Deux statues importantes sur la façade ont capturé les sentiments des chrétiens et des Juifs à cette époque. Sur la droite, une femme est déchirée, vaincue, un serpent couvre les yeux et la tête est inclinée. Elle tient un sceptre cassé et des tablettes de la loi juive lui échappent. Sous ses pieds se trouve une couronne piétinée dans la poussière: elle est «Synagoga», représentant la synagogue ou le judaïsme en général.

L’Église catholique voulait que ceux qui entraient dans cet immeuble croient que le judaïsme était fini, abattu et humilié.

À sa gauche, une femme bien habillée se tient debout, portant un calice et un bâton surmonté d’une croix, apparemment triomphant. Elle est connue sous le nom d ‘«Ecclesia», représentant l’Église catholique victorieuse.

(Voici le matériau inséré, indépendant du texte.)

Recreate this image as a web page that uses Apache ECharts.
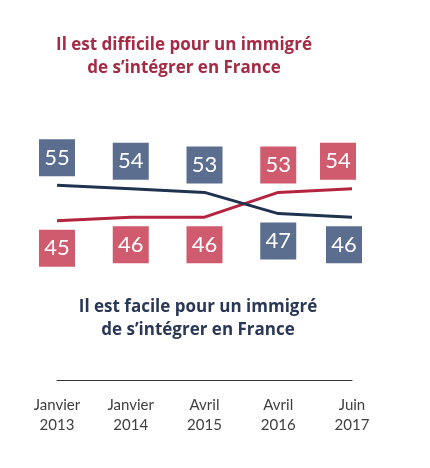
<!DOCTYPE html>
<html>
<head>
<meta charset="utf-8">
<script src="https://cdn.jsdelivr.net/npm/echarts@6/dist/echarts.min.js"></script>
<style>
  html, body { margin: 0; padding: 0; background: #fff; }
  #chart { width: 430px; height: 468px; }
</style>
</head>
<body>
<div id="chart"></div>
<script>
var categories = ['Janvier\n2013', 'Janvier\n2014', 'Avril\n2015', 'Avril\n2016', 'Juin\n2017'];
var difficile = [45, 46, 46, 53, 54];
var facile = [55, 54, 53, 47, 46];
var titleDifficile = 'Il est difficile pour un immigré\nde s\u2019intégrer en France';
var titleFacile = 'Il est facile pour un immigré\nde s\u2019intégrer en France';

var chart = echarts.init(document.getElementById('chart'));

// label box sits above the line that is higher, below the other
function buildData(values, other, boxColor, lastShift) {
  return values.map(function (v, i) {
    var up = v > other[i];
    return {
      value: v,
      label: {
        position: up ? 'top' : 'bottom',
        distance: 8,
        backgroundColor: boxColor,
        offset: [i === values.length - 1 ? lastShift : 0, 0]
      }
    };
  });
}

var boxLabel = {
  show: true,
  color: '#fff',
  fontFamily: 'Lato',
  fontSize: 22,
  width: 36,
  height: 37,
  lineHeight: 37,
  align: 'center'
};

chart.setOption({
  animation: false,
  title: [
    {
      text: titleDifficile,
      left: 179, top: 29,
      textAlign: 'center',
      textStyle: { color: '#a52a45', fontFamily: 'Open Sans', fontWeight: 'bold', fontSize: 17, lineHeight: 23 }
    },
    {
      text: titleFacile,
      left: 193, top: 291,
      textAlign: 'center',
      textStyle: { color: '#2a3856', fontFamily: 'Open Sans', fontWeight: 'bold', fontSize: 17, lineHeight: 23 }
    }
  ],
  grid: { left: 57, right: 78, top: 26, bottom: 88 },
  xAxis: {
    type: 'category',
    data: categories,
    boundaryGap: false,
    axisLine: { lineStyle: { color: '#333', width: 1 } },
    axisTick: { show: false },
    axisLabel: { color: '#404040', fontFamily: 'Lato', fontSize: 15, lineHeight: 20, margin: 15, interval: 0 }
  },
  yAxis: {
    type: 'value',
    min: 0, max: 100,
    show: false,
    splitLine: { show: false }
  },
  series: [
    {
      name: 'facile',
      type: 'line',
      data: buildData(facile, difficile, '#5b6e8f', -8),
      symbol: 'circle',
      symbolSize: 2,
      itemStyle: { color: 'rgba(0,0,0,0)' },
      lineStyle: { color: '#1f3350', width: 3 },
      label: boxLabel,
      z: 3
    },
    {
      name: 'difficile',
      type: 'line',
      data: buildData(difficile, facile, '#d05a6e', -14),
      symbol: 'circle',
      symbolSize: 2,
      itemStyle: { color: 'rgba(0,0,0,0)' },
      lineStyle: { color: '#b5243e', width: 3 },
      label: boxLabel,
      z: 2
    }
  ]
});
</script>
</body>
</html>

Ces allégories de domination chrétienne et d’humiliation juive étaient si importantes que, lorsque les originaux ont été détruits pendant la Révolution française, ils ont été recréés et remplacés dans les années 1800.

Au-dessus d’eux se trouve une autre représentation de Juifs : la galerie des rois, qui présente 28 rois de l’ancienne Juda et d’Israël. Ceux-ci aussi ont été remplacés après avoir été brisés pendant la Révolution.

En 1306, le roi de France Philippe III fit un pas décisif. Il manquait de fonds et a décidé de saisir les biens et les avoirs des Juifs de son royaume. Ce n’était pas une étape sans précédent : les Juifs de l’Europe médiévale étaient, dans la locution latine, des serv camerae mosrae ou des serviteurs de la chambre du roi. En tant que propriété, ils appartenaient au roi comme il l’entendait.

Le 22 juillet 1306, au lendemain de Ticha Be’av, 100 000 Juifs sont arrêtés dans toute la France et emprisonnés de force. Là, on leur a dit qu’ils étaient condamnés à l’exil; chaque Juif n’avait le droit d’apporter que les vêtements qu’il portait et la très petite somme de 12 sous chacun.

Dans les mois qui ont suivi, le roi Philippe III a vendu aux enchères la propriété des Juifs. Son fils, le roi Louis X, annula son ordre d’expulsion, mais il fut réintégré en 1322. Seulement quelques siècles plus tard, il était sans danger pour les Juifs de vivre de nouveau en France, alors que le territoire du royaume français en expansion s’étendait à des régions dans lesquelles les Juifs français avaient fui et établi de nouvelles communautés.

Alors que les autorités françaises examinent les débris de cette cathédrale, il devient évident que la façade de la cathédrale est en grande partie intacte. Ces trésors artistiques irremplaçables illustrant l’histoire des Juifs en France semblent avoir été sauvés. Ils peuvent nous apprendre énormément sur l’histoire et le courage des Juifs en France et au-delà.